David Blackburn

The Budget PR battle enters a second phase

The government is on the defensive. The IFS’ pronouncement that the Budget was ‘regressive’ and the VAT hike ‘avoidable’ has given sustenance to the opposition and their supporters in the media.

At the time, Harriet Harman’s response to the Budget seemed execrable. Now, I’m not so sure. Harman is like a Swordfish bi-plane attacking a battleship: she is so slow and obsolete that her superior opponents cannot bring their modern guns to bear. So she closes the range and scores a hit. Tuesday was one of her more successful strikes. As John Rentoul notes, Harman had a point beneath the bluster. The OBR is George Osborne’s weak spot; it downgraded growth forecasts in light of his Budget. It is being argued that Osborne is doing more harm than good. Why would he risk such regression? Ideology.     

Up to a point, James’ analysis of the Budget vindicates that appraisal. Osborne hopes to create a block of Tory voters in marginal seats by promoting aspiration above dependency through cuts. Osborne is right but his strategy creates a short-term political problem: are the cuts necessary as well as ideological? No, argues David Blanchflower in an ideologically inspired analysis for the New Statesman. It’s standard Blanchflower: now is not the time to cut, ‘Slasher’ Osborne, double dip.
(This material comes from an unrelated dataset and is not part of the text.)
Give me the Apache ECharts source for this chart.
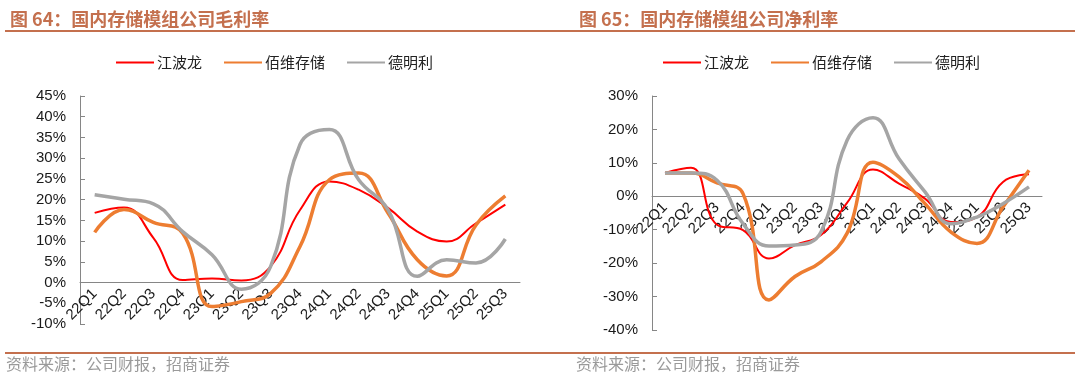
<!DOCTYPE html>
<html>
<head>
<meta charset="utf-8">
<title>国内存储模组公司毛利率 / 净利率</title>
<script src="https://cdn.jsdelivr.net/npm/echarts@6/dist/echarts.min.js"></script>
<style>
    html, body { margin: 0; padding: 0; background: #fff; }
    #main { width: 1080px; height: 376px; }
</style>
</head>
<body>
<div id="main"></div>
<script>
// 季度
var quarters = ['22Q1','22Q2','22Q3','22Q4','23Q1','23Q2','23Q3','23Q4',
                '24Q1','24Q2','24Q3','24Q4','25Q1','25Q2','25Q3'];
var names = ['江波龙', '佰维存储', '德明利'];

// 图64 毛利率 (%)
var gross_jbl = [16.8, 18.1, 10.8, 0.6, 1.0, 0.5, 3.9, 17.5, 24.4, 22.4, 18.0, 12.3, 9.9, 14.3, 18.8];
var gross_bw  = [12.1, 17.6, 14.5, 11.9, -5.8, -4.6, -2.6, 8.7, 24.8, 26.4, 16.8, 5.5, 1.6, 13.9, 20.9];
var gross_dml = [21.2, 20.1, 19.0, 12.3, 6.7, -1.6, 3.9, 33.3, 36.9, 24.8, 17.6, 1.5, 5.5, 4.7, 10.5];

// 图65 净利率 (%)
var net_jbl = [7.0, 8.5, -8.5, -10.1, -18.6, -14.6, -11.6, -2.0, 8.0, 3.8, -0.7, -7.7, -6.2, 4.3, 6.6];
var net_bw  = [7.0, 7.0, 4.0, 0.8, -31.0, -24.0, -19.6, -11.1, 10.2, 5.8, -2.2, -10.7, -14.1, -3.2, 7.8];
var net_dml = [7.0, 7.0, 4.8, -8.2, -14.9, -14.6, -10.7, 16.7, 23.5, 11.2, 1.3, -8.2, -6.2, -2.2, 2.8];

var colors = ['#ff0000', '#ed7d31', '#a5a5a5'];
var widths = [2, 3.5, 3.5];
var brown = '#c4704e';

function makeSeries(idx, datas){
    var list = [];
    for (var i = 0; i < datas.length; i++) {
        list.push({
            name: names[i],
            type: 'line',
            xAxisIndex: idx,
            yAxisIndex: idx,
            smooth: 0.45,
            symbol: 'none',
            lineStyle: { color: colors[i], width: widths[i] },
            itemStyle: { color: colors[i] },
            data: datas[i]
        });
    }
    return list;
}

// 0轴位置：offset 为负数，把整条 x 轴（线、刻度、标签）上移到 0%
function makeXAxis(idx, offset){
    return {
        type: 'category',
        gridIndex: idx,
        data: quarters,
        boundaryGap: true,
        offset: offset,
        axisLine: { onZero: false, lineStyle: { color: '#868686', width: 1 } },
        axisTick: { inside: true, length: 5, lineStyle: { color: '#868686' } },
        axisLabel: {
            rotate: 45,
            interval: 0,
            margin: 9,
            fontSize: 15,
            fontFamily: 'Liberation Sans',
            color: '#1a1a1a'
        }
    };
}

function makeYAxis(idx, min, max, step){
    return {
        type: 'value',
        gridIndex: idx,
        min: min,
        max: max,
        interval: step,
        splitLine: { show: false },
        axisLine: { show: true, lineStyle: { color: '#868686', width: 1 } },
        axisTick: { show: true, inside: true, length: 5, lineStyle: { color: '#868686' } },
        axisLabel: {
            formatter: '{value}%',
            margin: 14,
            fontSize: 15,
            fontFamily: 'Liberation Sans',
            color: '#1a1a1a'
        }
    };
}

function makeLegend(left){
    return {
        left: left,
        top: 50,
        itemWidth: 38,
        itemHeight: 14,
        itemGap: 21,
        itemStyle: { opacity: 0 },
        data: names,
        textStyle: { fontSize: 15, color: '#222', fontFamily: 'Noto Sans CJK SC', padding: [0, 0, 0, -2] }
    };
}

function initEchart(){
    var myChart = echarts.init(document.getElementById('main'));
    var titleStyle = { fontSize: 18, fontWeight: 'bold', color: brown, fontFamily: 'Noto Sans CJK SC' };
    var option = {
        animation: false,
        backgroundColor: '#fff',
        title: [
            { text: '图 64：国内存储模组公司毛利率', left: 5, top: 5, textStyle: titleStyle },
            { text: '图 65：国内存储模组公司净利率', left: 574, top: 5, textStyle: titleStyle }
        ],
        legend: [ makeLegend(110), makeLegend(657) ],
        grid: [
            { left: 80, top: 96, width: 440, height: 228 },
            { left: 652, top: 96, width: 390, height: 234 }
        ],
        xAxis: [ makeXAxis(0, -228 * 10 / 55), makeXAxis(1, -234 * 40 / 70) ],
        yAxis: [ makeYAxis(0, -10, 45, 5), makeYAxis(1, -40, 30, 10) ],
        graphic: [
            { type: 'line', shape: { x1: 5, y1: 31, x2: 1075, y2: 31 }, style: { stroke: brown, lineWidth: 2 } },
            { type: 'line', shape: { x1: 5, y1: 353, x2: 1075, y2: 353 }, style: { stroke: brown, lineWidth: 2 } },
            { type: 'text', left: 6, top: 356, style: { text: '资料来源：公司财报，招商证券', font: '16px "Noto Sans CJK SC"', fill: '#9a9a9a' } },
            { type: 'text', left: 576, top: 356, style: { text: '资料来源：公司财报，招商证券', font: '16px "Noto Sans CJK SC"', fill: '#9a9a9a' } }
        ],
        series: makeSeries(0, [gross_jbl, gross_bw, gross_dml])
                    .concat(makeSeries(1, [net_jbl, net_bw, net_dml]))
    };
    myChart.setOption(option);
}

initEchart();
</script>
</body>
</html>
The coalition’s response to this onslaught has been confused; there has been too much emphasis on spurious cuts and savings in the future that no one can or should pre-empt ahead of the Spending Review. Roughly though, the coalition is on the right track. It is not progressive to tie the taxpayer to unsustainable borrowing, and plainly Britain is broke. The risks inherent in maintaining a fiscal deficit are greater than those associated with a double dip. Delaying deficit reduction will lead to punitive interest rates and a higher tax burden that will maroon the poor and middle income families for a generation. Therefore, the Budget is somewhat ‘regressive’ but necessarily so, to address Britain’s structural fiscal problems. The VAT hike was unavoidable because regressive cuts have not been swingeing – a point that Robert Chote, Director of the IFS, concedes in an interview with Fraser in this week’s magazine – so ‘avoidable’ in the sense that there was an alternative.  Finally, is the risk of a double dip that great? The OBR’s growth downgrade from 2.6 to 2.3 percent hardly threatens apocalypse.